What separates Sunshine from something like, say, Armageddon or The Core, is the verisimilitude with which director Boyle (Slumdog Millionaire) and writer Garland (28 Days Later) treat this whole show. Acknowledging that liberties have to be taken in order to actually tell a story, the team went to great pains to keep all the technology and theory as close to real world physics as possible. The absolutely stellar cast (and while Murphy is top billed, and rightly so, I reckon it’s the future Captain America who puts in the top performance) carry the ball with conviction – making you believe that these are a bunch of people who have been stuck together in a tin can for months and months on a last-ditch effort to save humanity.

Oh, so many things to go wrong here.

Fortunately for us, the film itself is not one of them. There is a mid-flick turn into horror-thriller territory which feels a little odd, and stretches credulity more than most else in the show, but I consider this a minor gripe. It looks good; it’s paced well; and Captain America’s in it.
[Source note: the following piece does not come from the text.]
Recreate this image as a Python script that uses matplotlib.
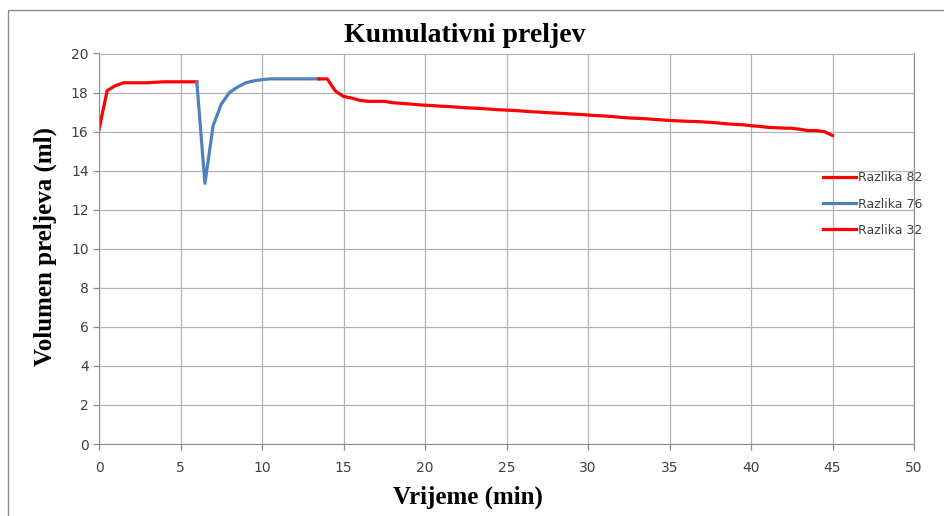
import matplotlib
matplotlib.use("Agg")
import matplotlib.pyplot as plt
from matplotlib.patches import Rectangle

# Data
x82 = [0, 0.5, 1, 1.5, 2, 2.5, 3, 3.5, 4, 4.5, 5, 5.5, 6]
y82 = [16.1, 18.1, 18.35, 18.5, 18.5, 18.5, 18.5, 18.53, 18.55, 18.55, 18.55, 18.55, 18.55]

x76 = [6, 6.5, 7, 7.5, 8, 8.5, 9, 9.5, 10, 10.5, 11, 11.5, 12, 12.5, 13, 13.5]
y76 = [18.55, 13.35, 16.3, 17.4, 18.0, 18.28, 18.5, 18.6, 18.66, 18.7, 18.7, 18.7, 18.7, 18.7, 18.7, 18.7]

x32 = [13.5, 14, 14.5, 15, 15.5, 16, 16.5, 17, 17.5, 18, 18.5, 19, 19.5, 20, 20.5,
       21, 21.5, 22, 22.5, 23, 23.5, 24, 24.5, 25, 25.5, 26, 26.5, 27, 27.5, 28,
       28.5, 29, 29.5, 30, 30.5, 31, 31.5, 32, 32.5, 33, 33.5, 34, 34.5, 35, 35.5,
       36, 36.5, 37, 37.5, 38, 38.5, 39, 39.5, 40, 40.5, 41, 41.5, 42, 42.5, 43,
       43.5, 44, 44.5, 45]
y32 = [18.7, 18.7, 18.08, 17.8, 17.72, 17.6, 17.55, 17.55, 17.55, 17.48, 17.45, 17.42, 17.38, 17.35, 17.33,
       17.3, 17.28, 17.25, 17.22, 17.2, 17.18, 17.15, 17.12, 17.1, 17.08, 17.05, 17.02, 17.0, 16.97, 16.95,
       16.93, 16.9, 16.88, 16.85, 16.82, 16.8, 16.77, 16.73, 16.7, 16.68, 16.66, 16.63, 16.6, 16.57, 16.55,
       16.53, 16.52, 16.5, 16.47, 16.44, 16.4, 16.37, 16.35, 16.3, 16.27, 16.22, 16.2, 16.18, 16.17, 16.12,
       16.05, 16.05, 16.0, 15.8]

labels = ["Razlika 82", "Razlika 76", "Razlika 32"]
xticks = [0, 5, 10, 15, 20, 25, 30, 35, 40, 45, 50]
yticks = [0, 2, 4, 6, 8, 10, 12, 14, 16, 18, 20]

W, H = 944, 516
fig = plt.figure(figsize=(W / 100, H / 100), dpi=100)
fig.patches.append(Rectangle((8 / W, -0.1), 1.1, 1 - 10 / H + 0.1, transform=fig.transFigure,
                             fill=False, edgecolor="#8c8c8c", linewidth=1.0))
ax = fig.add_axes([99 / W, 1 - 444 / H, (914 - 99) / W, (444 - 53.5) / H])

red = "#FF0000"
blue = "#4F81BD"
lw = 2.3
ax.plot(x82, y82, color=red, lw=lw, label=labels[0], solid_joinstyle="round")
ax.plot(x76, y76, color=blue, lw=lw, label=labels[1], solid_joinstyle="round")
ax.plot(x32, y32, color=red, lw=lw, label=labels[2], solid_joinstyle="round")

ax.set_xlim(0, 50)
ax.set_ylim(0, 20)
ax.set_xticks(xticks)
ax.set_yticks(yticks)
ax.grid(True, color="#b3b3b3", linewidth=0.9)
ax.set_axisbelow(True)
ax.spines["top"].set_color("#b3b3b3")
for s in ["left", "bottom", "right"]:
    ax.spines[s].set_color("#8c8c8c")
tickfont = ["Liberation Sans Narrow", "DejaVu Sans"]
ax.tick_params(axis="both", colors="#8c8c8c", length=4, width=0.9, labelcolor="#404040",
               labelsize=10)
ax.tick_params(axis="x", pad=8)
for lab in ax.get_xticklabels() + ax.get_yticklabels():
    lab.set_family(tickfont)

fig.text(465 / W, 1 - 36 / H, "Kumulativni preljev", ha="center", va="center",
         family="Liberation Serif", fontweight="bold", fontsize=20)
fig.text(468 / W, 1 - 497 / H, "Vrijeme (min)", ha="center", va="center",
         family="Liberation Serif", fontweight="bold", fontsize=18)
fig.text(45 / W, 1 - 246 / H, "Volumen preljeva (ml)", ha="center", va="center",
         rotation=90, family="Liberation Serif", fontweight="bold", fontsize=18)

leg = ax.legend(loc="center left", bbox_to_anchor=(812 / W, 1 - 204 / H),
                bbox_transform=fig.transFigure, frameon=False,
                prop={"family": tickfont, "size": 9},
                handlelength=2.6, handletextpad=0.2, labelspacing=1.05)
for t in leg.get_texts():
    t.set_color("#404040")

fig.savefig("out.png", dpi=100)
I DARE you to bad-mouth this to his face.

First the Nazis... then I'm coming for the damn Sun!

How To Enjoy It

Run this in the middle of a haunted-ship movie marathon along with Alien and Event Horizon. Then sleep with the lights on.

Rating – 4 out of 5 (Really Enjoyable)

3 thoughts on “Sunshine Review

  1. As it happens, I did bad-mouth it to his face. At the L.A. Film Festival in 2007, I told Chris Evans that his character was the one voice of reason among a crew of immature, bickering idiots.

    “Sunshine” is very pretty to look at, and the musical score is beautiful. But Alex Garland couldn’t write a convincing story to save his life. His idea of drama is to have his characters do dumb things (Let’s go off-course! Why should I have someone check the math? Of course, the captain and the mission’s most important member– a civilian, yet– should perform an incredibly risky repair!) until they find themselves in a world of trouble. And, unfortunately, spazz-boy Danny Boyle plays along with him.

    Sure, you got snookered by the “pretty.” It’s understandable. But “Sunshine” is, by no stretch of the imagination, an intelligent film.

    • I don’t think that Zee was claiming that this was a particularly intelligent film, merely that it was enjoyable so I’m not sure exactly how he got ‘snookered by the pretty.’ While I agree that there were some problems with the story, I think you’re exaggerating a bit regarding Alex Garland, it’s easy to make declarations like this after the fact. I would wager that most audience members accepted the explanations provided for the course deviation.

      As far as the Captain going outside to make repairs, that’s how space crews work. Nobody is just there giving orders, everybody has a task to do and if the Captain is the repair guy, then he’s the one going outside. As Zee pointed out, the major problems in the story crop up when the movie tries to make the transition into horror, ruining a lot of the nice setup.

      While you might have issues with some of his films, calling Danny Boyle a ‘spazz-boy’ is unnecessary. It’s easy to attack someone on the internet, but I would prefer to see a discussion of the film rather than the person.

    • Well…that gag backfired on me a little.

      I actually admire your gumption there, to be totally and ballsly (that a word?) honest in such a setting when I’m sure a lot of people just want to praise everyone and back-slap. It’s good to get dialogue going about films – from those who love a flick and those who don’t. It’s how film quality will improve…at least I hope. That’s the theory.

      I hear what you’re saying about what bugged you in the film – but those things didn’t bother me at all. It has been pointed out to me that I have low film standards (probably true), For a sci-fi thriller I found the explainations for the sequence of increasingly worse events to be satisfying – is it Carl Sagan smart? No. But it drew me in and I had a good time watching it.

      I can’t comment on any other works by either writer or director, because I haven’t seen anything else they’ve done )not even Slumdog!) – but since they are both industry professionals I have to assume that they are capable of a decent standard of film-making.